This week is set to be a busy one in American politics.
Congress is ready to pass more legislation to repeal Obamacare, which has a greater chance of eventually becoming law once there’s a new resident of the White House in a few weeks.
President Obama is getting ready for his farewell address tomorrow, and President-elect Trump says he’s finally going to have a press conference, which he hasn’t done since July.
Several of Trump’s Cabinet nominees are headed to Capitol Hill this week for their confirmation hearings, even as the Office of Government Ethics, responsible for some of the financial vetting of presidential nominees, said it hasn’t had enough time, or received enough information, to inform the Senate of potential conflicts of interest.
The warning from the OGE came in a letter to Senate Democrats, including Massachusetts Senator Elizabeth Warren. In response to Senators’ questions, OGE Director Walter Shaub, Jr. said the pace of nomination hearings was placing “undue pressure on OGE’s staff and agency ethics officials to rush through these important reviews. More significantly, it has left some nominees with potentially unknown or unresolved ethics issues shortly before their scheduled hearings.”
The Trump campaign got a bit of a late start with its own staffing and nominating process, and now, according to Scott Amey of the Project on Government Oversight, “There’s a question on whether it’s the actual candidates that haven’t provided all the information the OGE needs or the OGE hasn’t completed the review. Because obviously you have some people who have been named… obviously have a lot of money and are billionaires.”
Greater wealth and financial holdings can mean more complicated forms to wade through.
University of Minnesota law professor Richard Painter was the chief White House ethics lawyer for George W. Bush, and had to fill out similar disclosure forms. He said their complexity depends on the financial resources a particular nominee has, and the cost to prepare those documents is on the individual nominees.
“I was able to do it in an afternoon,” said Painter, whereas “someone like Hank Paulson who came to the Treasury Department after being the chairman of Goldman Sachs — it took him a team of lawyers about two weeks to do it for him.”
And there are quite a few people with very large and complicated financial holdings lined up for Trump’s cabinet.
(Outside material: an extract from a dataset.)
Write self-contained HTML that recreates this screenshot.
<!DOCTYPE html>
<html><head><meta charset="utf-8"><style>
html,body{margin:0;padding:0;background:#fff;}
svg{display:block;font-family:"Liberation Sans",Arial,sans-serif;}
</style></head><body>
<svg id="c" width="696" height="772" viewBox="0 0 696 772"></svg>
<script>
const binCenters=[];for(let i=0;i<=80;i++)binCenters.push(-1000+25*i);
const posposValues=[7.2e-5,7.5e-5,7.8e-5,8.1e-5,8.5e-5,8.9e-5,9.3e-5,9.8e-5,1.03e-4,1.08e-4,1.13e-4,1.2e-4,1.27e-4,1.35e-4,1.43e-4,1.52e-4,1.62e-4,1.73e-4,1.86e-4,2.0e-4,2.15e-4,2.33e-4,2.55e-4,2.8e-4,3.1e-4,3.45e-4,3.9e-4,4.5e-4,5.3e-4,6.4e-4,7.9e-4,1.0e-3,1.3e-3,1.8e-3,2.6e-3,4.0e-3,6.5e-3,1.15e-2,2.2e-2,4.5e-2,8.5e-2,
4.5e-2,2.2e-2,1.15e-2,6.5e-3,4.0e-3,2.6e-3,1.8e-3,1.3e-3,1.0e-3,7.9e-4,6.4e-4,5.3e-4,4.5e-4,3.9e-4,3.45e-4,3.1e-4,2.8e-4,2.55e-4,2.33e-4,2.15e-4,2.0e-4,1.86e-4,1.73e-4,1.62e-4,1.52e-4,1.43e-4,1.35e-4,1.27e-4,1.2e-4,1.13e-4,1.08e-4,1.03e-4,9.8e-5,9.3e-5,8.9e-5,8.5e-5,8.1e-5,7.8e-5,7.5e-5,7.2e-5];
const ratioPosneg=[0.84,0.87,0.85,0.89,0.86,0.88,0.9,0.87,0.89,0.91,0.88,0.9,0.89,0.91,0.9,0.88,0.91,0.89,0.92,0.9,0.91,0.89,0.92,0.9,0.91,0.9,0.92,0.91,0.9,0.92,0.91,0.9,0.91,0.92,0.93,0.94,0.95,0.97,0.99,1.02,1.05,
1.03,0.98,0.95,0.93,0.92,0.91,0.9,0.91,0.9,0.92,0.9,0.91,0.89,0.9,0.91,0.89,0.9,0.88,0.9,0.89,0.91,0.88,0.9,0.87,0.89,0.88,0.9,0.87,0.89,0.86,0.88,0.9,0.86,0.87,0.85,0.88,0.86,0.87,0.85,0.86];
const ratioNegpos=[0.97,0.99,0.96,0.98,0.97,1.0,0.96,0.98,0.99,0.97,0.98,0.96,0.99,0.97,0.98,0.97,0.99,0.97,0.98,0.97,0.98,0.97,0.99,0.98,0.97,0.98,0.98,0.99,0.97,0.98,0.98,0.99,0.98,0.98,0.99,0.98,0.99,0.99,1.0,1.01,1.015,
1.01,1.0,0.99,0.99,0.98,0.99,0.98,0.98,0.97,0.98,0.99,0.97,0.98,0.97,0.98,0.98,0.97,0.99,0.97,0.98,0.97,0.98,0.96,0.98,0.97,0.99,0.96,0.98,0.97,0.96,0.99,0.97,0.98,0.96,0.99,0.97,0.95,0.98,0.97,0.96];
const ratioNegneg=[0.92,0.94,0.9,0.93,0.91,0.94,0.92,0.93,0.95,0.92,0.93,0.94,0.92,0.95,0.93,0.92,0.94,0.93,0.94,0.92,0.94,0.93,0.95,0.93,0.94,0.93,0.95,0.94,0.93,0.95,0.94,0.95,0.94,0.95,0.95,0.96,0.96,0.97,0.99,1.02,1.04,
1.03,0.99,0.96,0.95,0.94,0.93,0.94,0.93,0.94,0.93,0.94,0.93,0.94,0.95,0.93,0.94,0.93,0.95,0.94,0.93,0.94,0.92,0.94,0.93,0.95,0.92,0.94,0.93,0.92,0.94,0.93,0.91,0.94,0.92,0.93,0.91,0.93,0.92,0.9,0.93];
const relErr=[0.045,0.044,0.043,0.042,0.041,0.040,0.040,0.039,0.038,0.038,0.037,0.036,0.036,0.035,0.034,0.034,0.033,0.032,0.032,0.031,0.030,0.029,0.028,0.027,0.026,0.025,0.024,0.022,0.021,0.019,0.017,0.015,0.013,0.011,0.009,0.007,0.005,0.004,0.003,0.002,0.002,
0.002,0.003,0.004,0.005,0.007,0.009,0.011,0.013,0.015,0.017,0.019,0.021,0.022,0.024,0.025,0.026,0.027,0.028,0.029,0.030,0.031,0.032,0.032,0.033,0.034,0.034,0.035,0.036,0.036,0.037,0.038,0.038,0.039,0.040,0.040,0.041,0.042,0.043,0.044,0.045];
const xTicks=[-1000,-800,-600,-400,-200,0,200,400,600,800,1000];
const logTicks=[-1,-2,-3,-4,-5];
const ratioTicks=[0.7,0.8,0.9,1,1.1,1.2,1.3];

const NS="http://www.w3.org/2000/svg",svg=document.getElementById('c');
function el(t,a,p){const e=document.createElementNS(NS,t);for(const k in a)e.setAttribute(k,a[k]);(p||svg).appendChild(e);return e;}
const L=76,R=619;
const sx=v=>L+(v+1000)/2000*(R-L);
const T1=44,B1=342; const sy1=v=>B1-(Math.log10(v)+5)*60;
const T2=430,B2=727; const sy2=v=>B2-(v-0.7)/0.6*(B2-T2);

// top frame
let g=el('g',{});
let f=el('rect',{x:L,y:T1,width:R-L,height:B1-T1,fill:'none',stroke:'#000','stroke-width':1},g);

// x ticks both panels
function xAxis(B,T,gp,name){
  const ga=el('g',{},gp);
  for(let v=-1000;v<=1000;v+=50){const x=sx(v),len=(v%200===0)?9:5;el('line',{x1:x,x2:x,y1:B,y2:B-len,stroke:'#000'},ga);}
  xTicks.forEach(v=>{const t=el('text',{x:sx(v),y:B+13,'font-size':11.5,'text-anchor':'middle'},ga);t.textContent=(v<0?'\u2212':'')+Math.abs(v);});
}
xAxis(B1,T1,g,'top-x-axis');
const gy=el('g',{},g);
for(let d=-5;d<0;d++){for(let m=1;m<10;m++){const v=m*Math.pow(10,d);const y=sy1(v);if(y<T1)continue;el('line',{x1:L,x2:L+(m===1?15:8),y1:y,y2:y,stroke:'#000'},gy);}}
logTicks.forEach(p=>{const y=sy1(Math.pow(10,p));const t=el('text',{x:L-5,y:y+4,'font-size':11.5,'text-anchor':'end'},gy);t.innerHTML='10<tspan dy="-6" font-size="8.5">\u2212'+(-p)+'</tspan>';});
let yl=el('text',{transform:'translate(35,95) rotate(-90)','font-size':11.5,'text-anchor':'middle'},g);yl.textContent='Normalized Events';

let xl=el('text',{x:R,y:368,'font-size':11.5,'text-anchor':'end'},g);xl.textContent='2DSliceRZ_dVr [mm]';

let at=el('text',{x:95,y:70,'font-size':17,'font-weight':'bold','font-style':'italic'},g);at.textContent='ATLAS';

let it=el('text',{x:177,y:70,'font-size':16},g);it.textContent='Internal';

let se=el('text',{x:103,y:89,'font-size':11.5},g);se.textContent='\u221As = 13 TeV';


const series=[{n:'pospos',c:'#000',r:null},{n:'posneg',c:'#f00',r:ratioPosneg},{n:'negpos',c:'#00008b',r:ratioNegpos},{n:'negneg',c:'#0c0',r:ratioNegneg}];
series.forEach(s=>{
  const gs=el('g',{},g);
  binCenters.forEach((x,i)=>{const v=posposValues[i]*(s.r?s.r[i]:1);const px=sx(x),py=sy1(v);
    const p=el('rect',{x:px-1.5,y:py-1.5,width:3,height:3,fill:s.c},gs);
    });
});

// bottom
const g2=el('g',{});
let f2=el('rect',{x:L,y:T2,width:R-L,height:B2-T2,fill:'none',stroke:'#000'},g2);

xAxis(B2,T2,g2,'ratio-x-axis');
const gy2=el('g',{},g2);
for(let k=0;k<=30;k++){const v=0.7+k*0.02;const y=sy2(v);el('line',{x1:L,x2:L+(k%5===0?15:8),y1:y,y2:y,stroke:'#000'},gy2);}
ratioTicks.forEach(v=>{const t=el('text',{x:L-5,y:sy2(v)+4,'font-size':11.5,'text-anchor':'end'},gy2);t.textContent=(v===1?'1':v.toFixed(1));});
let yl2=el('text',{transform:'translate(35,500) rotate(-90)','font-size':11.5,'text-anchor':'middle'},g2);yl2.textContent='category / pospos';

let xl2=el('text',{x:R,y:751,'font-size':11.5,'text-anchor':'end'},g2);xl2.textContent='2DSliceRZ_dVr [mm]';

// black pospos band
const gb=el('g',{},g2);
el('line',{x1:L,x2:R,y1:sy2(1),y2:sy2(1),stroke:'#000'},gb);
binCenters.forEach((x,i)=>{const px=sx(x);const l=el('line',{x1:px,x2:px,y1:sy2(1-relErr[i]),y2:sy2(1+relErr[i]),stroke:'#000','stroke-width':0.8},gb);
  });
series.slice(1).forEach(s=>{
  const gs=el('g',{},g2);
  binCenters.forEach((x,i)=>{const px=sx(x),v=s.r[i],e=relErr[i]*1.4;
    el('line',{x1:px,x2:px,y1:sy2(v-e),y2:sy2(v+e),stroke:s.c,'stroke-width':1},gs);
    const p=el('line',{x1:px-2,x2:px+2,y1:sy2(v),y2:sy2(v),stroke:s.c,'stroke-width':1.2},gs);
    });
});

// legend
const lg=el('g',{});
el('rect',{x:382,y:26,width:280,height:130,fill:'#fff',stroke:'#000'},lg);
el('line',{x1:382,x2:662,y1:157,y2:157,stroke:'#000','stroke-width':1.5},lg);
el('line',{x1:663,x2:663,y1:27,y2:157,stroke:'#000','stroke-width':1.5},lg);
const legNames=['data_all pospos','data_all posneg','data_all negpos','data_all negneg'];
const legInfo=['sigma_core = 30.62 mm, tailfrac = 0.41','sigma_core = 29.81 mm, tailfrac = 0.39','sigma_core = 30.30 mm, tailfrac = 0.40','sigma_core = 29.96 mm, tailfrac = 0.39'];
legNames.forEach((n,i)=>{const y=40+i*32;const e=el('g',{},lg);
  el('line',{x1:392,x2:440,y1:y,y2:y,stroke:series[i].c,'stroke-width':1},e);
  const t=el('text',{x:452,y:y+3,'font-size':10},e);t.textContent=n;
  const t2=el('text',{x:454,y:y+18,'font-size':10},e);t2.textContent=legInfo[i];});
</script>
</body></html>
Usually, the ethics office works with nominees on a plan to either sell off holdings or recuse themselves if the need arises, according to Kathleen Clark, a law professor at Washington University in St. Louis.
“For the most part, many of these actions that are part of an ethics agreement are aimed at clearing the financial deck of the nominees so they don’t have financial interests that could come into play or be affected by what they will do in office,” said Clark. Without doing that in advance of confirmation, Clark says nominees may be at risk.
Larry Noble, general counsel at the Campaign Legal Center, said those risks can include fines for not disclosing conflicts, or potentially face criminal prosecution.
“Beyond that,” he added, “conflicts of interest could lead to challenges of all sorts government decisions. If they involve themselves in government decisions where there’s a conflict, that decision could be subject to a lawsuit, people affected by that decision could challenge it.”
Republican leaders in the Senate say they’ll give careful consideration to each of the nominees. And the Trump campaign has said the vetting process is going just fine.